Per questo motivo sono stati presi contatti con le istituzioni lombarde che tutelano i beni relativi alla prima guerra mondiale al fine di definire un progetto interregionale di ricerca pluriennale da condurre in modo condiviso che attualmente è in corso di elaborazione.

Dal 2005 al 2008 il Museo di Peio 1914-1918 La guerra sulla porta ha operato quattro interventi di recupero di materiali mobili su siti in alta quota pertinenti al primo conflitto mondiale rispettivamente presso il Monte Mantello, Piz Giumella, Punta Cadini e Punta Linke (versante trentino), dal 2007 collabora in tal senso con la Soprintendenza per i beni librari archivistici e archeologici della Provincia autonoma di Trento.

Nel corso del 2009 la Soprintendenza ha condotto un intervento d'urgenza per recuperare manufatti fuoriusciti dalla coltre glaciale ed esposti al saccheggio ed al degrado. Il metodo adottato è stato quello dello scavo di tipo archeologico, che garantisce raccolta e documentazione accurate.
Alla luce di questo intervento, la Soprintendenza ha programmato per il 2010, assieme al Museo di Peio, un intervento archeologico di ricerca iniziato in agosto con l'obiettivo di mettere in luce parte del sito di Punta Linke.
L'obiettivo è quello di tutelare e conservare il patrimonio appartenente alla Grande Guerra che può essere soggetto a perdita totale sia in relazione alla precarietà del sito, sia per il pericolo di alterazione e predazione da parte di soggetti non autorizzati.

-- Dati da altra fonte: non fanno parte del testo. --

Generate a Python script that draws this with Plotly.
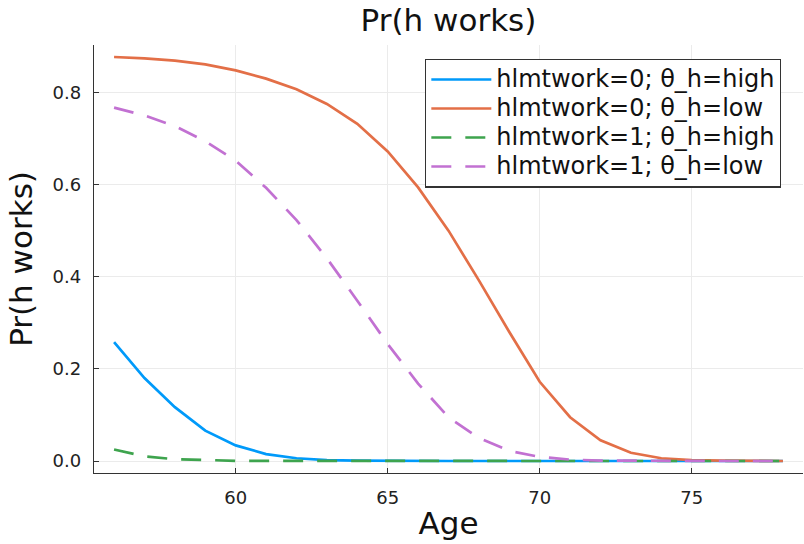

I reperti di Punta Linke potrebbero restituire dei dati straordinari sulla vita in guerra a quelle altitudini e, nella migliore delle ipotesi, potrebbero consentire di realizzare un itinerario museale in quota di grande impatto emotivo.
Con il 1° settembre affiancano gli archeologi anche alcuni glaciologi delle Università di Pisa, Roma, Milano e Padova che da anni lavorano in area alpina e che svolgono attività di ricerca nell'ambito del Programma Nazionale di Ricerche in Antartide, con il compito di ricostruire la storia glaciale geomorfologica e paleoambientale del sito di Punta Linke.